Exercise details.
Set the lines down again exactly, first line through the line that contains "0.05, 0.06, 0.14, 0.33, 1.02]", with no pictures.
** start **
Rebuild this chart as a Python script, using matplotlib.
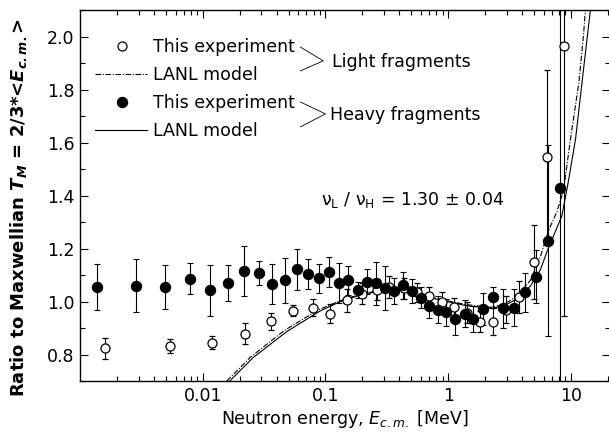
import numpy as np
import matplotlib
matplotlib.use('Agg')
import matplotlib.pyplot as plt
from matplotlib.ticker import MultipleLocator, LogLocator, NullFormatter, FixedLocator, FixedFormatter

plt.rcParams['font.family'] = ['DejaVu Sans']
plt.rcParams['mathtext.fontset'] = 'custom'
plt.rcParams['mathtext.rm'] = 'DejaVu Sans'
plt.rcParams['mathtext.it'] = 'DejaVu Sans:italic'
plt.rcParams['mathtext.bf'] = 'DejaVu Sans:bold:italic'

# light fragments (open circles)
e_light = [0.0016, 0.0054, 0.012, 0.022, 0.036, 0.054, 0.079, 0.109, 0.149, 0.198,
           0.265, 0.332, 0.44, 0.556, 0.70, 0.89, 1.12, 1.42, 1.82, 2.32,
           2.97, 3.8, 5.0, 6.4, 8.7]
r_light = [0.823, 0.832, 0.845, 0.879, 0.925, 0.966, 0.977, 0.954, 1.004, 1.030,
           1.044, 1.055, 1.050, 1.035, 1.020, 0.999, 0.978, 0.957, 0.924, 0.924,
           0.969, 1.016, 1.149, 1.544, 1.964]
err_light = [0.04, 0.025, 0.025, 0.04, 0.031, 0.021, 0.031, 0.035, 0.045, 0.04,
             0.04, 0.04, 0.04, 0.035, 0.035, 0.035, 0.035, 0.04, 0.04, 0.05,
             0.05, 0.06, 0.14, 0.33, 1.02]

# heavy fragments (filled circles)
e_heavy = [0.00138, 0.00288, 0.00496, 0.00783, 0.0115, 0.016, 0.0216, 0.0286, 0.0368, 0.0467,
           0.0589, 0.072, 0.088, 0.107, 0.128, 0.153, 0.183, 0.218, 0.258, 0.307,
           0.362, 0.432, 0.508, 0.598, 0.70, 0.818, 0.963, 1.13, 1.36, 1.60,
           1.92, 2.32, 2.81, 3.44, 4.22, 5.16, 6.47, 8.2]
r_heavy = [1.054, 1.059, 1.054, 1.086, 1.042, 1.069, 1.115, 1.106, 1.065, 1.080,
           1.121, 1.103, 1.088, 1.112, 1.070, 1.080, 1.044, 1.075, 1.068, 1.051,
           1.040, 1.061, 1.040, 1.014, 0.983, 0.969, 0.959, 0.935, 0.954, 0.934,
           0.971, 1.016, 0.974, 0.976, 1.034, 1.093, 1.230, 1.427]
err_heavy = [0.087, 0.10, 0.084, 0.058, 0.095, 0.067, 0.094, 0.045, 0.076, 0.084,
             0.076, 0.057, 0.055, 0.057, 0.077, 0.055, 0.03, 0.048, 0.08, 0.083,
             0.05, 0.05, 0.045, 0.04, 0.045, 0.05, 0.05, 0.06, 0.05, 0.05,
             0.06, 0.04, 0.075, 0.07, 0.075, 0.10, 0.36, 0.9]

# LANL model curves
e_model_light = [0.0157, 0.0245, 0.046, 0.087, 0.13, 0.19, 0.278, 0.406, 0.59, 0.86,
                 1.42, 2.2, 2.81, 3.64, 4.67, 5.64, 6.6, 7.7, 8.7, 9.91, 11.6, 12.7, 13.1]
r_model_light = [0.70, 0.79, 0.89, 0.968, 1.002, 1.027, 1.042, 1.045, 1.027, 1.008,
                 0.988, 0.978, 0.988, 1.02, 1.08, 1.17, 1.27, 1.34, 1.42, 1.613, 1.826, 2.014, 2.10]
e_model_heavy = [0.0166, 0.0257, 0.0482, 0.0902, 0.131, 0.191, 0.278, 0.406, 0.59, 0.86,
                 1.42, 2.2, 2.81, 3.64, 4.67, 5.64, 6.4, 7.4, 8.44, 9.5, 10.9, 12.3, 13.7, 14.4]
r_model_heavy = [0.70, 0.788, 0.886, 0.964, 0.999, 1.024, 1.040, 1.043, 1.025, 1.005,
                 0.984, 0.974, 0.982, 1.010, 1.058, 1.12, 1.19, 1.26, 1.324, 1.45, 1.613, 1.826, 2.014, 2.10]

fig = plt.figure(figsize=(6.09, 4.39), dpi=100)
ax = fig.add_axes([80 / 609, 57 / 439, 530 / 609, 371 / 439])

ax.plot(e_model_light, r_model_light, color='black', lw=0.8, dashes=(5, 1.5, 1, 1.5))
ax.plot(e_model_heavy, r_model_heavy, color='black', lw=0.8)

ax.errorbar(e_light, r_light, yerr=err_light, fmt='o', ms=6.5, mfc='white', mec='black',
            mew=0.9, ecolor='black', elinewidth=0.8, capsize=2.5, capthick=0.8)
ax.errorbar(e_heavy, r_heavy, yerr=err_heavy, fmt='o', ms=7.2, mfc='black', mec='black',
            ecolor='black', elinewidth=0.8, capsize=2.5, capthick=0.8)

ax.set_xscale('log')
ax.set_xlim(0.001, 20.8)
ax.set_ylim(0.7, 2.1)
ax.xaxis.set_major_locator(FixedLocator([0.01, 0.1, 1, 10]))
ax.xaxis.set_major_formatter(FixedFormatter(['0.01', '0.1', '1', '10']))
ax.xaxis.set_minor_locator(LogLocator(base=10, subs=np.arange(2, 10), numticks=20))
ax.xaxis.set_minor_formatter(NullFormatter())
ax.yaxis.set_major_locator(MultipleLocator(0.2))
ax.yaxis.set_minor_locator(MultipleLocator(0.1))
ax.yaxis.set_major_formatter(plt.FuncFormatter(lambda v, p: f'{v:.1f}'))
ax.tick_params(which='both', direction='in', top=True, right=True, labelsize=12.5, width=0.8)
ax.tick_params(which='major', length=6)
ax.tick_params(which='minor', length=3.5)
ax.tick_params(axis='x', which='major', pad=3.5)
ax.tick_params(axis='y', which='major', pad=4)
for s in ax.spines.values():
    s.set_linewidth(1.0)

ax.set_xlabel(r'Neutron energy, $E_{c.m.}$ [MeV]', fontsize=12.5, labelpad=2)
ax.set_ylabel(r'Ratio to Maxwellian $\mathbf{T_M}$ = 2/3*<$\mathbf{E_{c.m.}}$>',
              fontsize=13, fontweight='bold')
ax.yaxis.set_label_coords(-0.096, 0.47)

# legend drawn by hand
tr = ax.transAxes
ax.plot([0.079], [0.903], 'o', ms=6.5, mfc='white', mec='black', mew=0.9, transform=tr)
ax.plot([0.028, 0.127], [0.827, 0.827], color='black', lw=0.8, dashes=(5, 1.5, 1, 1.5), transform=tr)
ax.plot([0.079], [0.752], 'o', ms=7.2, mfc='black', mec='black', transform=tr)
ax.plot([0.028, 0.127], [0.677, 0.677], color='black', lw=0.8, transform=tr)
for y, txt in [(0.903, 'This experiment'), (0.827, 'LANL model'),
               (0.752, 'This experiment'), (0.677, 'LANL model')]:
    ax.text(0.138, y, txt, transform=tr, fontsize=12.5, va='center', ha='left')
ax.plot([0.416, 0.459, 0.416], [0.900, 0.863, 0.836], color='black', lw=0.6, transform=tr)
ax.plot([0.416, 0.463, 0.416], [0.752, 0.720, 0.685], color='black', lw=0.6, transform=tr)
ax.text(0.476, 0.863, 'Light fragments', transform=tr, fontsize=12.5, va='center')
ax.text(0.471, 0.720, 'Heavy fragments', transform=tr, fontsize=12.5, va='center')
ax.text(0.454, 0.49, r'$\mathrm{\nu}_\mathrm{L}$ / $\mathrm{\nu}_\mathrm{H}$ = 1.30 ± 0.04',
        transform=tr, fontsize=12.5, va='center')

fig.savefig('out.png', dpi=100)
** end **
Answer to the exercise.
Rebuild this chart as a Python script, using matplotlib.
import numpy as np
import matplotlib
matplotlib.use('Agg')
import matplotlib.pyplot as plt
from matplotlib.ticker import MultipleLocator, LogLocator, NullFormatter, FixedLocator, FixedFormatter

plt.rcParams['font.family'] = ['DejaVu Sans']
plt.rcParams['mathtext.fontset'] = 'custom'
plt.rcParams['mathtext.rm'] = 'DejaVu Sans'
plt.rcParams['mathtext.it'] = 'DejaVu Sans:italic'
plt.rcParams['mathtext.bf'] = 'DejaVu Sans:bold:italic'

# light fragments (open circles)
e_light = [0.0016, 0.0054, 0.012, 0.022, 0.036, 0.054, 0.079, 0.109, 0.149, 0.198,
           0.265, 0.332, 0.44, 0.556, 0.70, 0.89, 1.12, 1.42, 1.82, 2.32,
           2.97, 3.8, 5.0, 6.4, 8.7]
r_light = [0.823, 0.832, 0.845, 0.879, 0.925, 0.966, 0.977, 0.954, 1.004, 1.030,
           1.044, 1.055, 1.050, 1.035, 1.020, 0.999, 0.978, 0.957, 0.924, 0.924,
           0.969, 1.016, 1.149, 1.544, 1.964]
err_light = [0.04, 0.025, 0.025, 0.04, 0.031, 0.021, 0.031, 0.035, 0.045, 0.04,
             0.04, 0.04, 0.04, 0.035, 0.035, 0.035, 0.035, 0.04, 0.04, 0.05,
             0.05, 0.06, 0.14, 0.33, 1.02]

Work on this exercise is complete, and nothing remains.